When students headed to the MASH this past Saturday, they didn’t just get the opportunity to experience the on-campus music scene but also heard the most recent sound installation of Anthony Dean ’17. Dean graduated last spring but spent much of his summer in Middletown recording environmental audio for his project: a site-based installation featuring the R.J. Julia bookstore, the Middletown Community Health Center, and two on-campus areas (the Exley patio and Huss courtyard).
As Dean explained, his project focused more on sound art, which is seen as the museum equivalent to traditional music performance. Although some stage music could be interpreted as sound art, such as some noise genres, sound art is generally a different approach. Dean chose to focus on site-based sound art with his installation, drawing upon the works of Miwon Kwon.
The CFA first approached Dean to contribute to the MASH by reinstating his thesis installation, “Resistentialism,” a project on hold music. The installation went up in Russell House and featured old-fashioned rotary telephones with 30-minute loops of hold music and polite automated messaging. Although Dean has plans to reprise the work, he wanted to make something new for the MASH, which would be more rooted in campus life. Rather than telephones, Dean placed helmets around his four locations, which participants could wear for an immersive experience. Along with the main sound aspect, Dean collaborated with Gabriel Drozdov ’19, who contributed graphic design work for the piece.

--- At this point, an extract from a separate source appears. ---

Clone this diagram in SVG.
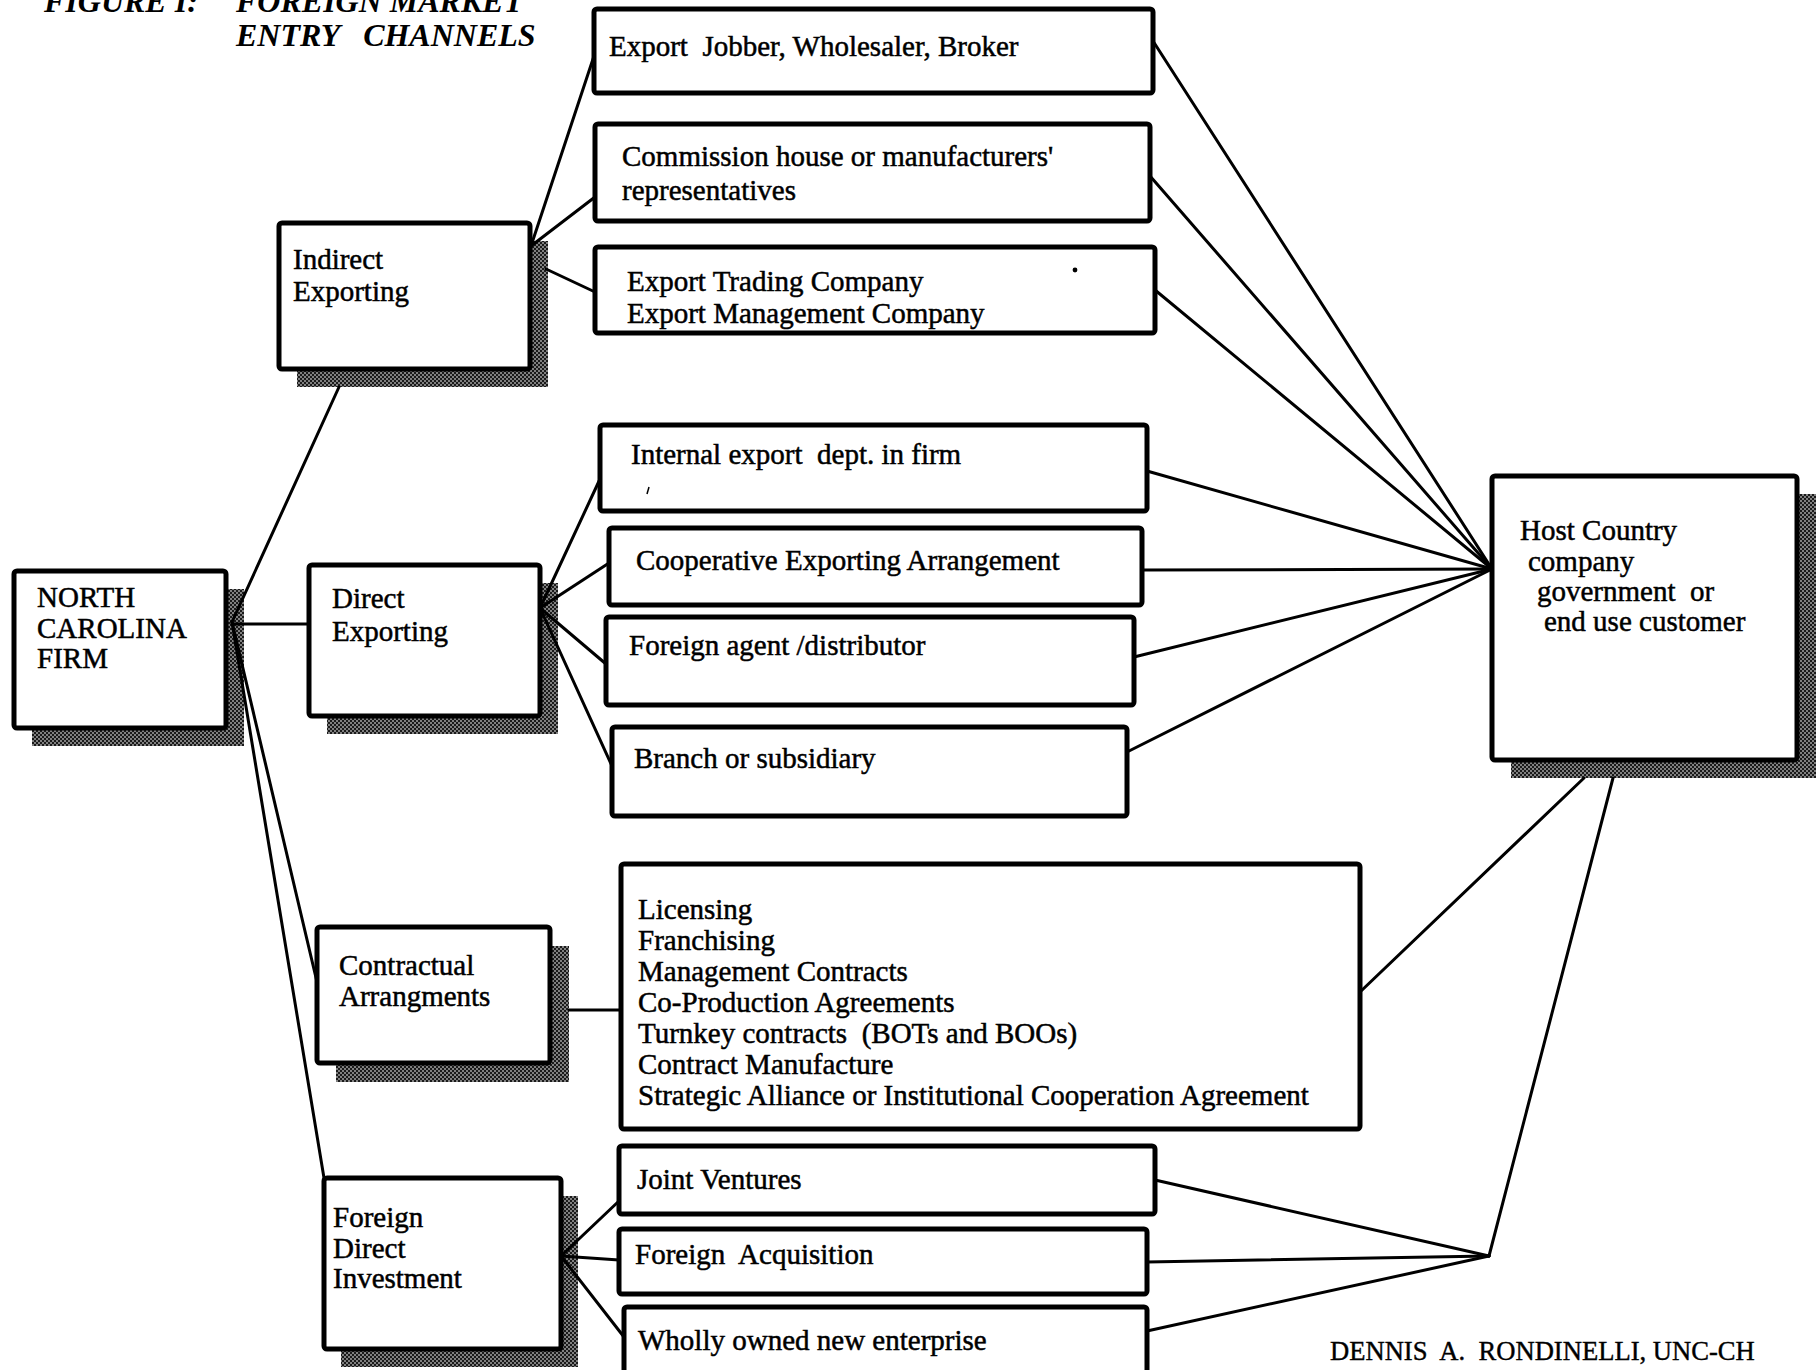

“[The helmets will] play the sonic content designed to reflect the space that they’re in, but the bookstore only has a box that you put over your head, because I have no personal connection to that space,” Dean said.
All project sites feature audio from the locations themselves, as well as music composed by Dean that outlines his own personal experiences with the location. Because the bookstore did not open until Dean had already graduated, much of the sound for that location incorporated memories of Main St. and the Broad St. Bookstore. Since Dean recorded in late summer, the audio captures a side of Middletown few students get to experience during the school year.
“I don’t have any connection to the Health Center, but because it’s in connection to the CFA, they offered that location to me when I originally asked for the gazebo on Main St.,” Dean said. “I incorporated a lot of sounds from the river on Main St. because you can see the river from the roof. In fact, in my First Year Seminar, I wrote a paper about that river, so I’m drawing on my experience there as well.”
Both the sounds of the MASH and Dean’s background in the University’s music department directly inspired his decisions involving the project.
“I thought about certain moments during Zonker Harris or the MASH, and I was fascinated by the way sound bounces off buildings during those types of concerts,” Dean said. “I wanted my piece to have a connection to that. People will be wearing my installation throughout the day, and hearing it in conjunction with the concerts all over campus. I was partly inspired by Oscar Schlemmer, who wrote a lot about relations between space and the body. One thing I learned at Wes is that I always have to have research behind the art that I do.”
Although Dean will be working on campus as the theater department’s sound designer, he described his return to the University over the summer as similar to being home alone.
“I got in this morning, and I’ve been trying to avoid people as much as possible,” Dean said the Thursday before the MASH, as he returned to set up. “I hate chit-chat usually, although it can be fun sometimes. Overall it’s weird but nice being back. It’s comfortable, but I do feel slightly out of place.”
While Dean was on campus he sat in on an experimental music class, which he himself had taken years earlier.
“It’s a different perspective to sit back and watch the class go without worrying about taking down every piece of information,” Dean said.
Between his extensive work in the theater department and with Second Stage, as well as his time in the 10-piece Wesleyan band “Chef,” Dean is used to collaboration. However, both his thesis and current installation involved more of a solo process, and therefore a different approach to the artistry.
“I kind of enjoy it, but when it’s just you, you have to give yourself a lot of time,” Dean said. “I can see myself doing a lot of solo work in the future, but I’m mostly glad it’s opening up the idea of sound art to a lot of people who may not be familiar with it.”